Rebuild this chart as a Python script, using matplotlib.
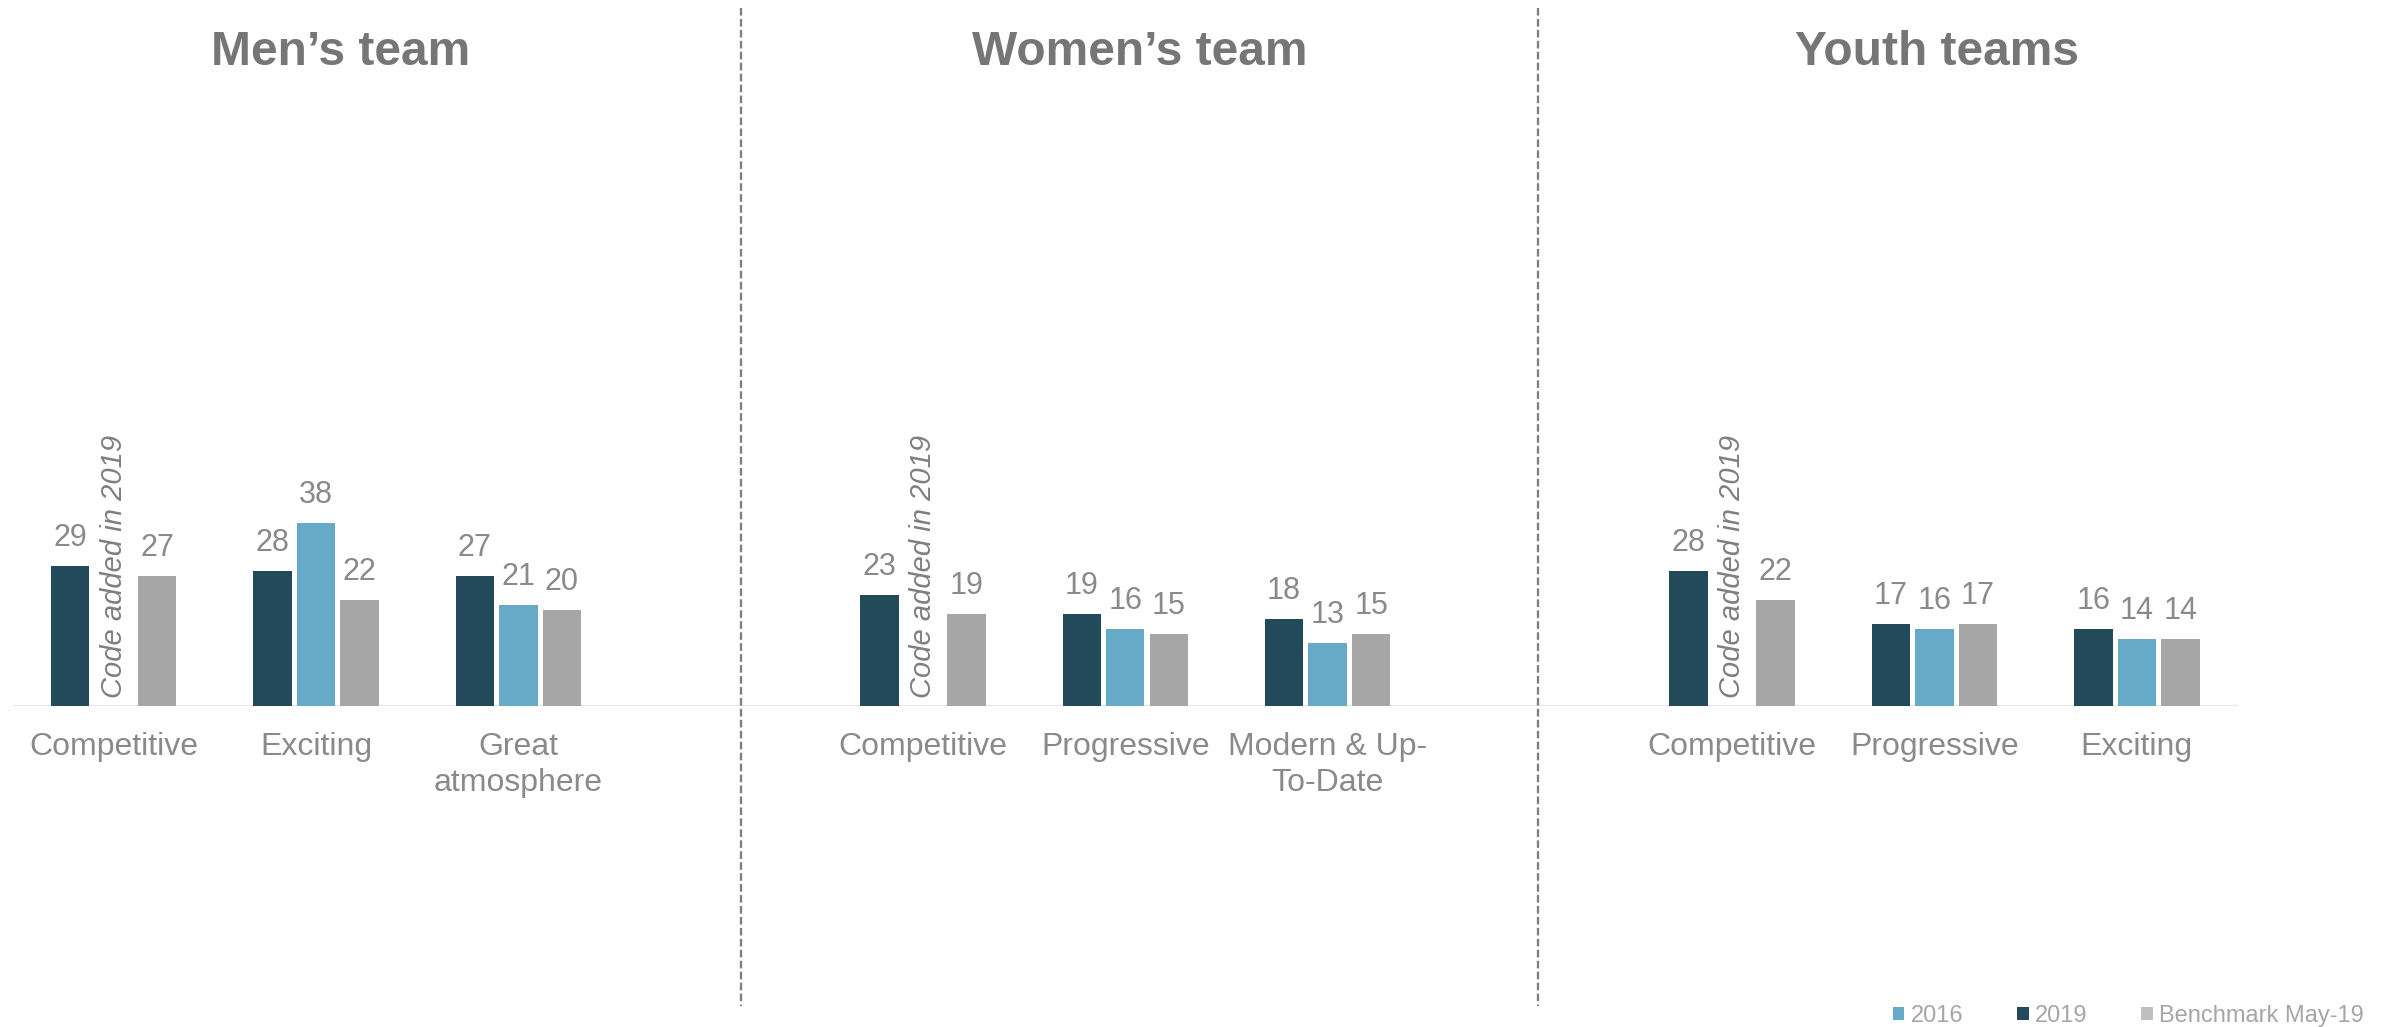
import matplotlib
matplotlib.use("Agg")
import matplotlib.pyplot as plt
from matplotlib.patches import Patch
from matplotlib.lines import Line2D

plt.rcParams['font.family'] = ['Liberation Sans', 'DejaVu Sans']

# ---- data ----
panel_titles = ["Men\u2019s team", "Women\u2019s team", "Youth teams"]
men_categories = ["Competitive", "Exciting", "Great\natmosphere"]
men_2019 = [29, 28, 27]
men_2016 = [None, 38, 21]
men_bench = [27, 22, 20]

women_categories = ["Competitive", "Progressive", "Modern & Up-\nTo-Date"]
women_2019 = [23, 19, 18]
women_2016 = [None, 16, 13]
women_bench = [19, 15, 15]

youth_categories = ["Competitive", "Progressive", "Exciting"]
youth_2019 = [28, 17, 16]
youth_2016 = [None, 16, 14]
youth_bench = [22, 17, 14]

missing_note = "Code added in 2019"
legend_labels = ["2016", "2019", "Benchmark May-19"]

# ---- styles ----
C2019 = "#234A5B"
C2016 = "#67AAC7"
CBEN = "#A6A6A6"
CBEN_LEG = "#BFBFBF"
TXT = "#8A8A8A"
TITLE_C = "#767676"
LEG_TXT = "#A6A6A6"

W, H = 2387, 1027
fig = plt.figure(figsize=(W / 100, H / 100), dpi=100)

left_px, right_px = 12.5, 2238
base_px = 706
ppu = 4.82
ymax = 60
ax = fig.add_axes([left_px / W, (H - base_px) / H, (right_px - left_px) / W, ymax * ppu / H])
ax.set_xlim(-0.5, 10.5)
ax.set_ylim(0, ymax)
ax.axis('off')
ax.axhline(0, color="#E6E6E6", lw=1.6, zorder=1)

panels = [
    (0, men_categories, men_2019, men_2016, men_bench),
    (4, women_categories, women_2019, women_2016, women_bench),
    (8, youth_categories, youth_2019, youth_2016, youth_bench),
]

step = 0.215
bw = 0.19
for start, cats, v19, v16, vb in panels:
    for i, cat in enumerate(cats):
        x = start + i
        series = [(-step, v19[i], C2019), (0, v16[i], C2016), (step, vb[i], CBEN)]
        for off, val, col in series:
            if val is None:
                ax.annotate(missing_note, xy=(x + off, 0), xytext=(0, 5.5),
                            textcoords='offset points', rotation=90,
                            ha='center', va='bottom', fontsize=21,
                            style='italic', color="#7F7F7F")
                continue
            ax.bar(x + off, val, width=bw, color=col, zorder=2)
            ax.annotate(f"{val}", xy=(x + off, val), xytext=(0, 14.4),
                        textcoords='offset points', ha='center',
                        va='baseline', fontsize=22, color=TXT)
        ax.annotate(cat, xy=(x, 0), xytext=(0, -18.7), textcoords='offset points',
                    ha='center', va='top', multialignment='center',
                    fontsize=23, color=TXT, linespacing=1.25)

# titles
title_x = [341, 1139.5, 1937]
for t, xp in zip(panel_titles, title_x):
    fig.text(xp / W, 1 - 65 / H, t, ha='center', va='baseline',
             fontsize=34.5, fontweight='bold', color=TITLE_C)

# dashed separators
for xp in [741, 1538]:
    fig.add_artist(Line2D([xp / W, xp / W], [1 - 8 / H, 1 - 1006 / H],
                          transform=fig.transFigure, color="#7F7F7F",
                          lw=1.66, linestyle=(0, (3.3, 1.45))))

# legend
handles = [Patch(facecolor=C2016), Patch(facecolor=C2019), Patch(facecolor=CBEN_LEG)]
fig.legend(handles, legend_labels, loc='center right', ncol=3,
           bbox_to_anchor=(2364 / W, 1 - 1016 / H), frameon=False,
           borderpad=0, borderaxespad=0, handlelength=0.5, handleheight=0.5,
           handletextpad=0.28, columnspacing=2.25, fontsize=17,
           labelcolor=LEG_TXT)

fig.savefig("out.png", dpi=100, facecolor='white')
•••
> _EXERCISE OBJECTIVE_
List all lines holding the string "matplotlib".

> _SOLUTION BELOW_
Rebuild this chart as a Python script, using matplotlib.
import matplotlib
matplotlib.use("Agg")
import matplotlib.pyplot as plt
from matplotlib.patches import Patch
from matplotlib.lines import Line2D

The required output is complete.